**Data entries**.
--- START ---

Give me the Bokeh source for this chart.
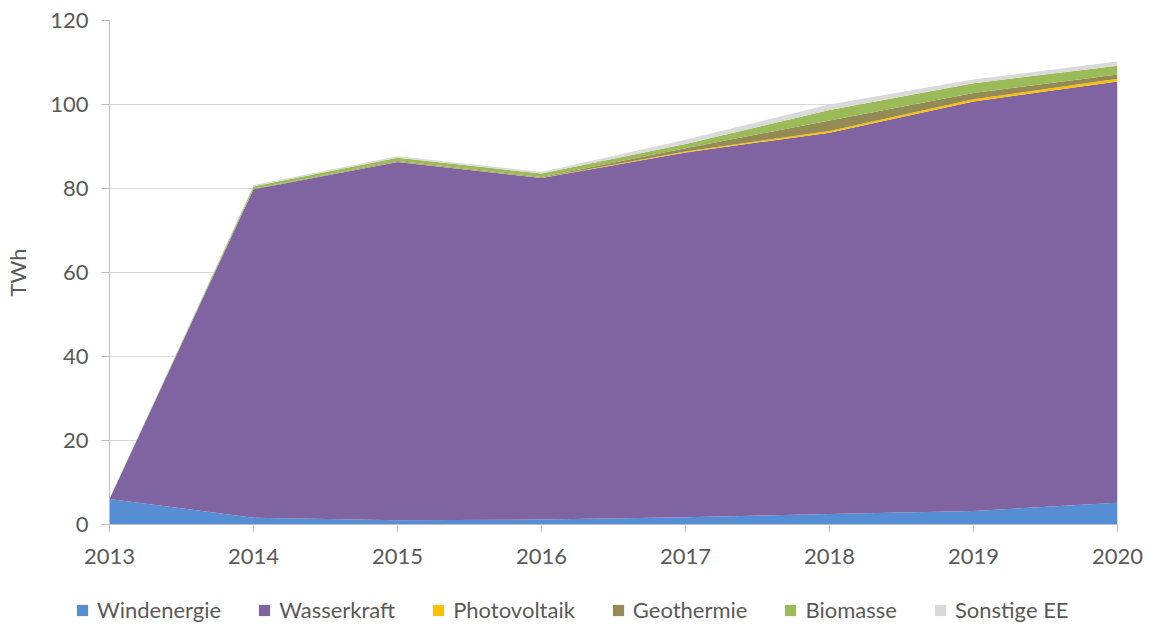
from bokeh.plotting import figure
from bokeh.models import ColumnDataSource, Legend, LegendItem, FixedTicker, Range1d
from bokeh.layouts import column
from bokeh.embed import file_html
from bokeh.resources import INLINE

years = [2013, 2014, 2015, 2016, 2017, 2018, 2019, 2020]
windenergie = [6.1, 1.6, 1.0, 1.2, 1.7, 2.5, 3.2, 5.2]
wasserkraft = [0.0, 78.2, 85.3, 81.3, 86.9, 90.8, 97.5, 100.3]
photovoltaik = [0.0, 0.0, 0.05, 0.05, 0.2, 0.4, 0.55, 0.65]
geothermie = [0.0, 0.1, 0.2, 0.2, 0.8, 2.5, 1.5, 1.0]
biomasse = [0.0, 0.6, 0.8, 0.8, 1.0, 2.5, 2.3, 2.1]
sonstige = [0.0, 0.3, 0.3, 0.4, 1.0, 1.3, 0.9, 1.0]

names = ["Windenergie", "Wasserkraft", "Photovoltaik", "Geothermie", "Biomasse", "Sonstige EE"]
keys = ["wind", "wasser", "pv", "geo", "bio", "sonst"]
colors = ["#558ED5", "#8064A2", "#FFC000", "#948A54", "#9BBB59", "#D9D9D9"]

source = ColumnDataSource(dict(year=years, wind=windenergie, wasser=wasserkraft, pv=photovoltaik,
                               geo=geothermie, bio=biomasse, sonst=sonstige))

FONT = "Lato"
TXT = "#595959"
FS = "22px"

p = figure(width=1151, height=580, output_backend="svg", toolbar_location=None,
           x_range=Range1d(2013, 2020), y_range=Range1d(0, 120),
           min_border_left=109, min_border_right=34, min_border_top=20, min_border_bottom=56)
p.outline_line_color = None

renderers = p.varea_stack(stackers=keys, x="year", color=colors, source=source)

p.xgrid.visible = False
p.ygrid.grid_line_color = "#D9D9D9"
p.ygrid.grid_line_width = 1

p.xaxis.ticker = FixedTicker(ticks=years)
p.yaxis.ticker = FixedTicker(ticks=[0, 20, 40, 60, 80, 100, 120])
for ax in (p.xaxis[0], p.yaxis[0]):
    ax.axis_line_color = "#BFBFBF"
    ax.major_tick_line_color = "#BFBFBF"
    ax.major_tick_out = 8
    ax.major_tick_in = 0
    ax.minor_tick_line_color = None
    ax.major_label_text_font = FONT
    ax.major_label_text_font_size = FS
    ax.major_label_text_color = TXT
p.xaxis.major_label_standoff = 16
p.yaxis.major_label_standoff = 13
p.yaxis.axis_label = "TWh"
p.yaxis.axis_label_text_font = FONT
p.yaxis.axis_label_text_font_size = FS
p.yaxis.axis_label_text_font_style = "normal"
p.yaxis.axis_label_text_color = TXT
p.yaxis.axis_label_standoff = 16

# legend strip below the chart
lg = figure(width=1151, height=45, output_backend="svg", toolbar_location=None,
            x_range=Range1d(0, 1), y_range=Range1d(0, 1),
            min_border_left=0, min_border_right=0, min_border_top=0, min_border_bottom=0)
try:
    lg.frame_align = False
except Exception:
    pass
lg.axis.visible = False
lg.grid.visible = False
lg.outline_line_color = None
proxies = [lg.varea(x=[5, 6], y1=[5, 5], y2=[6, 6], color=c) for c in colors]
items = [LegendItem(label=n, renderers=[r]) for n, r in zip(names, proxies)]
legend = Legend(items=items, orientation="horizontal", location=(75, 2),
                border_line_color=None, background_fill_alpha=0,
                label_text_font=FONT, label_text_font_size=FS, label_text_color=TXT,
                glyph_width=14, glyph_height=14, spacing=36, label_standoff=8,
                padding=0, margin=0)
lg.add_layout(legend, "center")

layout = column(p, lg, spacing=0)
open("out.html", "w").write(file_html(layout, INLINE))
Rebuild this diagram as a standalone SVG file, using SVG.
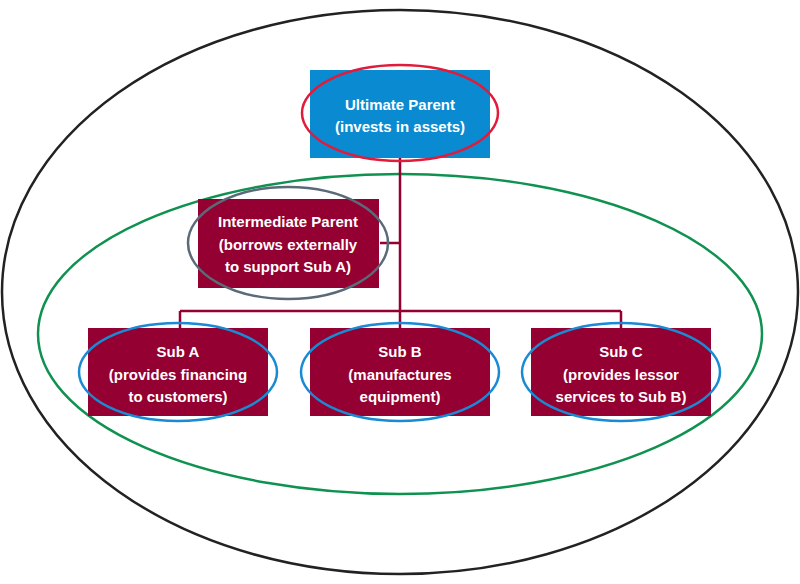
<svg xmlns="http://www.w3.org/2000/svg" width="800" height="584" viewBox="0 0 800 584">
<style>
.box{fill:#930031}
.t{fill:#fff;font-family:"Liberation Sans",Arial,sans-serif;font-weight:bold;font-size:15px;text-anchor:middle}
.ln{stroke:#930031;stroke-width:2.5;fill:none}
.ring{fill:none;stroke-width:2.5}
</style>
<rect width="800" height="584" fill="#fff"/>
<ellipse cx="400" cy="292" rx="398" ry="282" class="ring" stroke="#222"/>
<ellipse cx="400" cy="334" rx="362" ry="160" class="ring" stroke="#0f9150"/>
<g id="connectors">
<path class="ln" d="M400 158V328M380 243H400M180 311H621M180 311V328M621 311V328"/>
</g>
<g id="ultimate">
<rect x="310" y="70" width="180" height="88" fill="#0a8ad0"/>
<text class="t" x="400" y="110">Ultimate Parent</text>
<text class="t" x="400" y="132">(invests in assets)</text>
<ellipse cx="400" cy="113" rx="98" ry="48" class="ring" stroke="#e11b3a"/>
</g>
<g id="intermediate">
<rect x="198" y="199" width="181" height="89" class="box"/>
<text class="t" x="288" y="227">Intermediate Parent</text>
<text class="t" x="288" y="250">(borrows externally</text>
<text class="t" x="288" y="272">to support Sub A)</text>
<ellipse cx="288" cy="243" rx="100" ry="56" class="ring" stroke="#5a6a78"/>
</g>
<g id="subA">
<rect x="88" y="328" width="180" height="88" class="box"/>
<text class="t" x="178" y="357">Sub A</text>
<text class="t" x="178" y="380">(provides financing</text>
<text class="t" x="178" y="402">to customers)</text>
<ellipse cx="178" cy="372" rx="99" ry="49" class="ring" stroke="#1a8ad4"/>
</g>
<g id="subB">
<rect x="310" y="328" width="180" height="88" class="box"/>
<text class="t" x="400" y="357">Sub B</text>
<text class="t" x="400" y="380">(manufactures</text>
<text class="t" x="400" y="402">equipment)</text>
<ellipse cx="400" cy="372" rx="99" ry="49" class="ring" stroke="#1a8ad4"/>
</g>
<g id="subC">
<rect x="531" y="328" width="180" height="88" class="box"/>
<text class="t" x="621" y="357">Sub C</text>
<text class="t" x="621" y="380">(provides lessor</text>
<text class="t" x="621" y="402">services to Sub B)</text>
<ellipse cx="621" cy="372" rx="99" ry="49" class="ring" stroke="#1a8ad4"/>
</g>
</svg>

--- END ---

**What needs to be done**. Restate the material word for word from its first line through the line containing "from bokeh.resources import INLINE", both included; the pictures do not belong in it.

**Solution to the problem**.
Give me the Bokeh source for this chart.
from bokeh.plotting import figure
from bokeh.models import ColumnDataSource, Legend, LegendItem, FixedTicker, Range1d
from bokeh.layouts import column
from bokeh.embed import file_html
from bokeh.resources import INLINE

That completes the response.